Trump lawyer says he was ‘waved off’ searching Mar-a-Lago office for classified documents

A lawyer for former President Donald Trump reportedly said he was “waved off” of searching his Mar-a-Lago office for classified documents after the feds issued a subpoena demanding their return.

Attorney Evan Corcoran told two colleagues he was barred from looking for secret documents in Trump’s personal office at the Florida resort club as he sought to respond to the subpoena, the Guardian reported Tuesday.

The new report did not say whether it was Trump himself or some other aide who told Corcoran not to search the office, or why he complied with the request.

Corcoran wound up searching only a basement storage unit and wound up falsely telling the feds he conducted a “diligent search” of the entire property that turned up only 38 documents, a fraction of the cache of more than 100 that Trump improperly kept.
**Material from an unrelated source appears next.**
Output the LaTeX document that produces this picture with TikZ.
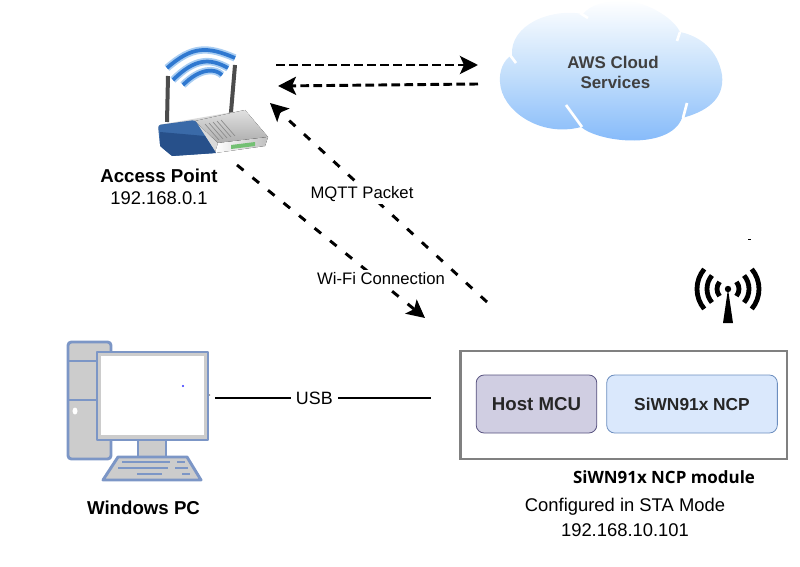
\documentclass[tikz,border=0pt]{standalone}
\usepackage{fontspec}
\setmainfont{Liberation Sans}
\newfontfamily\labelfont{Open Sans}
\usetikzlibrary{arrows.meta, positioning}
\definecolor{pcblue}{HTML}{7C96C6}
\definecolor{pcgrey}{HTML}{CCCCCC}
\definecolor{wifiblue}{HTML}{2F78D0}
\definecolor{wifiglow}{HTML}{A9CDF2}
\definecolor{cloudlow}{HTML}{7EB6FA}
\definecolor{cloudmid}{HTML}{C2DEFB}
\definecolor{hostfill}{HTML}{D0CEE2}
\definecolor{hostline}{HTML}{56517E}
\definecolor{ncpfill}{HTML}{DAE8FC}
\definecolor{ncpline}{HTML}{6C8EBF}
\definecolor{routerblue}{HTML}{3A6AA8}
\definecolor{routerdark}{HTML}{27508A}
\begin{document}
\begin{tikzpicture}[
        x=0.75pt, y=-0.75pt,
        arrow/.style={line width=2.2pt, -{Stealth[length=13.5pt, width=13.5pt, inset=3pt]}},
        flat/.style={arrow, dash pattern=on 6.5pt off 3.25pt},
        slant/.style={arrow, dash pattern=on 6.3pt off 8.7pt},
        txt/.style={inner sep=0pt, font=\fontsize{13.8}{16}\selectfont},
        linktxt/.style={fill=white, inner sep=2pt, font=\fontsize{12.5}{15}\selectfont},
        boldtxt/.style={inner sep=0pt, font=\fontsize{14}{17}\selectfont\bfseries},
        unit/.style={rectangle, rounded corners=6pt, minimum height=43.5pt, line width=0.6pt, text=black!85, font=\fontsize{14}{17}\selectfont\bfseries},
        pcline/.style={draw=pcblue, line width=2.2pt, line join=round},
        keyline/.style={draw=pcblue, line width=1.4pt},
        notch/.style={draw=white, line width=2pt},
        beam/.style={line width=3.6pt, line cap=butt, black}
    ]
    \useasboundingbox (0,0) rectangle (800,567);

    % --- CLOUD ---
    \path [top color=white, bottom color=cloudlow, middle color=cloudmid]
        (512,55) .. controls (503,60) and (499,72) .. (500,82)
        .. controls (501,110) and (540,138) .. (581,127)
        .. controls (600,143) and (670,150) .. (682,118)
        .. controls (705,112) and (725,100) .. (722,75)
        .. controls (718,50) and (700,36) .. (680,32)
        .. controls (672,15) and (640,0) .. (625,1)
        .. controls (605,0) and (590,5) .. (583,14)
        .. controls (550,8) and (510,25) .. (512,55) -- cycle;
    \draw [notch] (566,105) -- (582,127);
    \draw [notch] (687,103) -- (683,118);
    \draw [notch] (677,41) -- (680,32);
    \draw [notch] (510,55) -- (516,63);
    \draw [notch] (580,13) -- (588,18);
    \node (cloud) [inner sep=0pt, align=center, text=black!75, font=\fontsize{12.7}{15}\selectfont\bfseries] at (613,72) {AWS Cloud\\~Services};

    % --- ROUTER ---
    \draw [line width=3pt, black!70] (168,76) -- (167,122);
    \draw [line width=3pt, black!70] (235,65) -- (230,124);
    \fill [black!15, rounded corners=2pt] (158,125) -- (245,110) -- (268,137) -- (265,146) -- (215,153) -- (172,156) -- (160,146) -- cycle;
    \fill [top color=black!12, bottom color=black!32] (195,121) -- (245,110) -- (268,137) -- (218,143) -- cycle;
    \fill [left color=white, right color=black!25] (218,143) -- (268,137) -- (265,146) -- (215,153) -- cycle;
    \foreach \i in {0,1,2,3,4} {
        \draw [black!45, line width=0.5pt] (205+4*\i,124-\i) -- (219+4*\i,140-\i);
    }
    \fill [routerblue, rounded corners=2pt] (158,125) -- (195,120) -- (216,153) -- (172,156) -- (160,146) -- cycle;
    \fill [routerdark] (160,132) -- (205,136) -- (216,153) -- (172,156) -- (160,146) -- cycle;
    \fill [green!55!black!55] (231,145) -- (255,142) -- (255,146) -- (231,149) -- cycle;
    \foreach \a/\b/\c/\d/\e/\f in {167/68/192/46/235/58, 173/80/195/58/228/68, 183/85/200/68/222/75} {
        \draw [wifiglow, line width=5.5pt] (\a,\b) .. controls (\c,\d) and (\c+15,\d) .. (\e,\f);
        \draw [wifiblue, line width=2.8pt] (\a,\b) .. controls (\c,\d) and (\c+15,\d) .. (\e,\f);
    }
    \coordinate (ap_in) at (270,103);
    \coordinate (ap_out) at (237,165);
    \coordinate (ap_right) at (276,65);
    \coordinate (ap_left) at (278,86);
    \node (ap) [boldtxt] at (159,176) {Access Point};
    \node (ap_ip) [txt, below=6pt of ap] {192.168.0.1};

    % --- PC ---
    \draw [pcline, fill=pcgrey, rounded corners=2.5pt] (68,342) rectangle (111,459);
    \draw [pcline] (68,361) -- (97,361);
    \draw [pcline] (68,400) -- (97,400);
    \fill [white] (75,411) ellipse (2.5 and 3.5);
    \draw [pcline, fill=pcgrey] (138,440) rectangle (166,457);
    \draw [pcline, fill=pcgrey] (118,457) -- (187,457) -- (201,480) -- (103,480) -- cycle;
    \draw [keyline] (122,462) -- (170,462);
    \draw [keyline] (177,462) -- (185,462);
    \draw [keyline] (118,468) -- (168,468);
    \draw [keyline] (175,468) -- (188,468);
    \draw [keyline] (137,474) -- (162,474);
    \draw [keyline] (182,474) -- (190,474);
    \draw [pcline, fill=pcgrey] (97,352) rectangle (208,440);
    \fill [white] (101,356) rectangle (204,435);
    \fill [blue!80!white] (183,386) circle (1.2);
    \fill [black!45] (209.5,395) circle (0.8);
    \coordinate (pc_out) at (215,398);
    \node (pc) [boldtxt] at (143.5,508) {Windows PC};

    % --- MODULE ---
    \node (module) [draw=black!50, line width=2pt, minimum width=245pt, minimum height=81pt, inner sep=0pt] at (623.5,405) {};
    \node (host) [unit, draw=hostline, fill=hostfill, minimum width=90.5pt, inner sep=0pt] at (536.5,404) {Host MCU};
    \node (ncp) [unit, draw=ncpline, fill=ncpfill, minimum width=128pt, inner sep=0pt, right=6.8pt of host, font=\fontsize{13}{16}\selectfont\bfseries] {SiWN91x NCP};
    \coordinate (module_in) at (425,318);
    \coordinate (module_out) at (487,302);
    \coordinate (module_usb) at (431,398);
    \node (module_name) [inner sep=0pt, font=\labelfont\fontsize{12.7}{15}\selectfont\bfseries] at (664,477) {SiWN91x NCP module};
    \node (mode) [txt] at (625,507) {Configured in STA Mode};
    \node (module_ip) [txt, below=6pt of mode] {192.168.10.101};

    % --- SIGNAL ICON ---
    \coordinate (mast) at (728,289);
    \fill (mast) circle (3.2);
    \fill (mast) -- (723,323) -- (733,323) -- cycle;
    \foreach \r in {11,21,31} {
        \draw [beam] (mast) ++(-40:\r) arc (-40:40:\r);
        \draw [beam] (mast) ++(140:\r) arc (140:220:\r);
    }
    \draw [line width=0.6pt] (748,239) -- (751,239);

    % --- ARROWS ---
    \coordinate (cloud_in) at (478,65);
    \coordinate (cloud_out) at (478,84);
    \draw [flat] (ap_right) -- (cloud_in);
    \draw [flat] (cloud_out) -- (ap_left);
    \draw [slant] (module_out) -- (ap_in);
    \draw [slant] (ap_out) -- (module_in);
    \draw [line width=0.9pt] (pc_out) -- node[pos=0.46, fill=white, inner sep=4pt, font=\fontsize{13.4}{15}\selectfont] (usb) {USB} (module_usb);

    % --- LINK LABELS ---
    \node (mqtt) [linktxt] at (362,194) {MQTT Packet};
    \node (wifi) [linktxt] at (381,279) {Wi-Fi Connection};

    \end{tikzpicture}
\end{document}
The new report comes as special counsel Jack Smith reportedly has all but finished investigating the documents case and is preparing to decide whether to seek indictments of Trump and perhaps others.

Evidence trickling into the public eye offer strong signs that Trump sought to obstruct the probe into the documents, particularly by defying the May 2022 subpoena for their return.

The former president took thousands of documents with him to Mar-a-Lago when he left office in 2021.

After months of haggling with federal archives officials, he returned several boxes. But prosecutors demanded the rest, prompting the subpoena.

Corcoran was supposed to search anywhere on the club that the documents might have been stashed. But he was apparently steered away from Trump’s office, where the former president kept at least some of the sensitive documents.

Trump reportedly ordered several boxes returned to the storage room on June 2, 2022, the day before federal prosecutors were expected to come to pick up the documents found by Corcoran.

Prosecutors reportedly consider the timing of the switch to be potent evidence of criminal intent to obstruct the probe.

An FBI search of Mar-a-Lago carried out last Aug. 8 turned up more than 100 classified documents.

It’s not known why Trump wanted to keep the documents and risk prosecution. New reports say he kept some secret documents in plain view on his desk and showed some to visitors, both practices that would appear to violate the Espionage Act.

The documents case has no known ties to Trump’s indictment on New York state charges related to hush money paid to porn star Stormy Daniels.

Smith is also investigating Trump’s effort to overturn his loss in the 2020 election, which culminated in the violent Jan. 6 attack on the Capitol.